- MATERIAL SUPPLIED:
══════

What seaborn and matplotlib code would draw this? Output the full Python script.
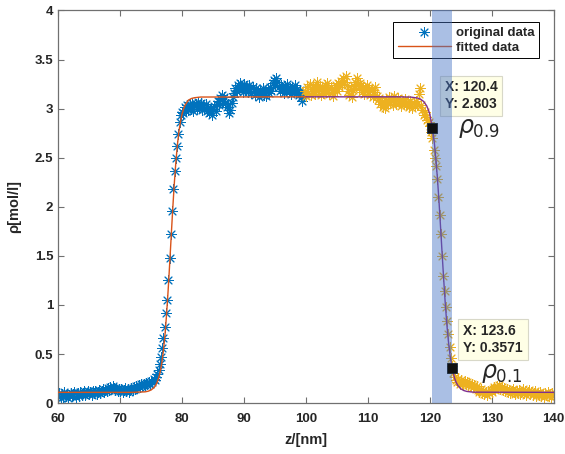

══════

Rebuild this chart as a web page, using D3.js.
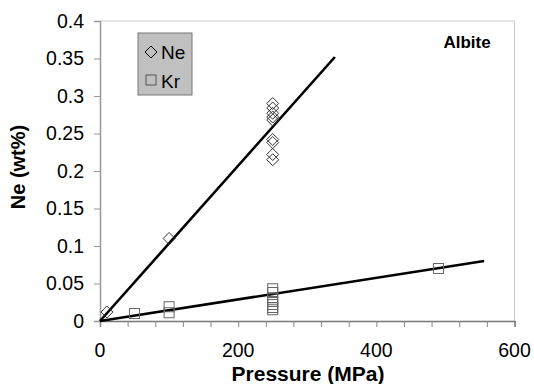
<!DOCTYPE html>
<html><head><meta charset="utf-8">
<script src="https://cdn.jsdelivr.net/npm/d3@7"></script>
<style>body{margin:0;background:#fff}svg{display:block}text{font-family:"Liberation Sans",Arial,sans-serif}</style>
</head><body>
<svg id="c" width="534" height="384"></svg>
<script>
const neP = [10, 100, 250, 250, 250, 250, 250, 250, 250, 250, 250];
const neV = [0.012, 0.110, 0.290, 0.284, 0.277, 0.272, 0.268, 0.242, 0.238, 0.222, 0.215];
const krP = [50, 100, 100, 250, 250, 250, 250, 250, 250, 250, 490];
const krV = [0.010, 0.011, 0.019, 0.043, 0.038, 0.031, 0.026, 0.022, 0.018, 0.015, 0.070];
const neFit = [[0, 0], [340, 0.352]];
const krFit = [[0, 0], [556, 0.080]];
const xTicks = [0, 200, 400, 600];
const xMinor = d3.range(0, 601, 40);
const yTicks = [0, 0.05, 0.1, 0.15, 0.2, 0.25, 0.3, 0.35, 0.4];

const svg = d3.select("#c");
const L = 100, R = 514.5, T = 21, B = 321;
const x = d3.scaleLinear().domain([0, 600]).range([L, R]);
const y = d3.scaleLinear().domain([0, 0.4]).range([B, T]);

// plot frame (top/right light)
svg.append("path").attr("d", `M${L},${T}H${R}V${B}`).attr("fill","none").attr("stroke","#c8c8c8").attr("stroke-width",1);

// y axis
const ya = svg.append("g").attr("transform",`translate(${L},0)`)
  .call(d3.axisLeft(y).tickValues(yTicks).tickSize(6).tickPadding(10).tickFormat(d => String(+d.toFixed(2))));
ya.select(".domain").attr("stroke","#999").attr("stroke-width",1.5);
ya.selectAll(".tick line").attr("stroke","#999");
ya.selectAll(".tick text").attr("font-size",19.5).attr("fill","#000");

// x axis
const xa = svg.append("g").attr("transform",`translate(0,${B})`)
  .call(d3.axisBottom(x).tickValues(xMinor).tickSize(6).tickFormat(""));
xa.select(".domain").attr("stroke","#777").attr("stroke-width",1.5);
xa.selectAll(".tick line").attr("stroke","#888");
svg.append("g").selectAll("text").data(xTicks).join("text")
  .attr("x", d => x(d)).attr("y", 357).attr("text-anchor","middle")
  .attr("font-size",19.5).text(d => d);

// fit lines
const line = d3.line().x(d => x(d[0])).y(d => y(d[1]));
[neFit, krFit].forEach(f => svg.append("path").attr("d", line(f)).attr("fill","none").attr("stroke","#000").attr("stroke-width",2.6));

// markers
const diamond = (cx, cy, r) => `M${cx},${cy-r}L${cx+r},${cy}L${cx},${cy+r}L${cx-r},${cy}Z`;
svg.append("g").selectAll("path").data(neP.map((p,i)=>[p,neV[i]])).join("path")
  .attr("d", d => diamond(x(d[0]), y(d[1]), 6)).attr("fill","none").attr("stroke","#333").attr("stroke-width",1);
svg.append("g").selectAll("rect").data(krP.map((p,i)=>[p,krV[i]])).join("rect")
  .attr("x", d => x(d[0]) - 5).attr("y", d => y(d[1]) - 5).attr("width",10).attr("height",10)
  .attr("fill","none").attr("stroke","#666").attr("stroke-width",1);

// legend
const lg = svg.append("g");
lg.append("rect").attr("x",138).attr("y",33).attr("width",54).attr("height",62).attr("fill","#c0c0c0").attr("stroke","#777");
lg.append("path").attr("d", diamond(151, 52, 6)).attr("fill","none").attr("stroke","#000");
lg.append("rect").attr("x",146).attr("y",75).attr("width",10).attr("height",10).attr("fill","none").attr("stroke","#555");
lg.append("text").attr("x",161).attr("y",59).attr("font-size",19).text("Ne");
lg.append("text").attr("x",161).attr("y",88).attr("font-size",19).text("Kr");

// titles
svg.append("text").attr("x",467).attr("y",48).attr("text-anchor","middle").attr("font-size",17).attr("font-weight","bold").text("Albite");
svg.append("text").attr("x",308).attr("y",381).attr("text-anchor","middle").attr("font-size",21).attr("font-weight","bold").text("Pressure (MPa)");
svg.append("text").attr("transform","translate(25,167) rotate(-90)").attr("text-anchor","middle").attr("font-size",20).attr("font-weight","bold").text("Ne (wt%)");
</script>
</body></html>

══════

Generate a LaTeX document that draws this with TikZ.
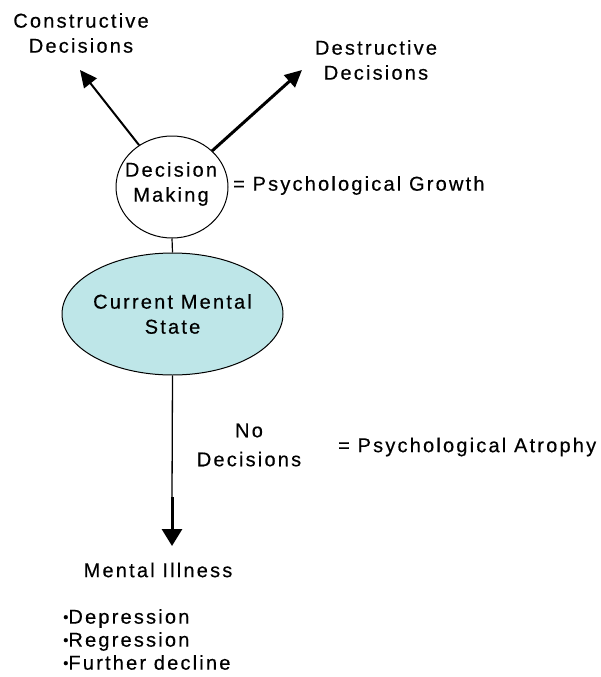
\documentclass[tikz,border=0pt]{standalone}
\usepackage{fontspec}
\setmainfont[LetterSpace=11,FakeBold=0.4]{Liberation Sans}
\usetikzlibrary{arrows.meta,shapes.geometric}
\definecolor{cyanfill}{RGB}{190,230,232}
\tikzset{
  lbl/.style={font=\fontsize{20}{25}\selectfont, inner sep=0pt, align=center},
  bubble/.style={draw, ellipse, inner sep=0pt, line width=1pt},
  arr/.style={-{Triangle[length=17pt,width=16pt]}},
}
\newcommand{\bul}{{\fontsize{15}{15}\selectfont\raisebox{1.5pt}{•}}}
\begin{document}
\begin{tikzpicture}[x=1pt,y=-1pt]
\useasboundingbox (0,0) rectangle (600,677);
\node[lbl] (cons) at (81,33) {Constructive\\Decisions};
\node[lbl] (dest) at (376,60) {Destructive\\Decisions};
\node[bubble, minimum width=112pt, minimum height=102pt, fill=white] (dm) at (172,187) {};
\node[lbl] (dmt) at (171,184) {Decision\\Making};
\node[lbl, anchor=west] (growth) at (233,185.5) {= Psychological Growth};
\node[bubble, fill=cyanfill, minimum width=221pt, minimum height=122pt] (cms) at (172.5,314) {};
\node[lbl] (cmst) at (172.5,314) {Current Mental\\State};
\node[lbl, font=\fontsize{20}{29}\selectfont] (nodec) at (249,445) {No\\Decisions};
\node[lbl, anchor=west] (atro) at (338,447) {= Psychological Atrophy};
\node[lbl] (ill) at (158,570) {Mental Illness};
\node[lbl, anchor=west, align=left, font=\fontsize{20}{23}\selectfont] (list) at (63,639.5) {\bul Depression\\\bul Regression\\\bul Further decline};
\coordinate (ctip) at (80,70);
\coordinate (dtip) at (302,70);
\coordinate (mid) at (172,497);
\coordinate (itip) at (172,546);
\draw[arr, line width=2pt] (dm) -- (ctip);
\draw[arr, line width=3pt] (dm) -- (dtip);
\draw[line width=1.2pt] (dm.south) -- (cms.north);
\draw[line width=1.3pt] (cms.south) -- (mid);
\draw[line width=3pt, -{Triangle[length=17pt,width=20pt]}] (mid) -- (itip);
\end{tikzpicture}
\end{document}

══════

- GIVEN TASK: Copy every line in the records above that contains the word "this".

- TASK RESULT:
What seaborn and matplotlib code would draw this? Output the full Python script.
Rebuild this chart as a web page, using D3.js.
Generate a LaTeX document that draws this with TikZ.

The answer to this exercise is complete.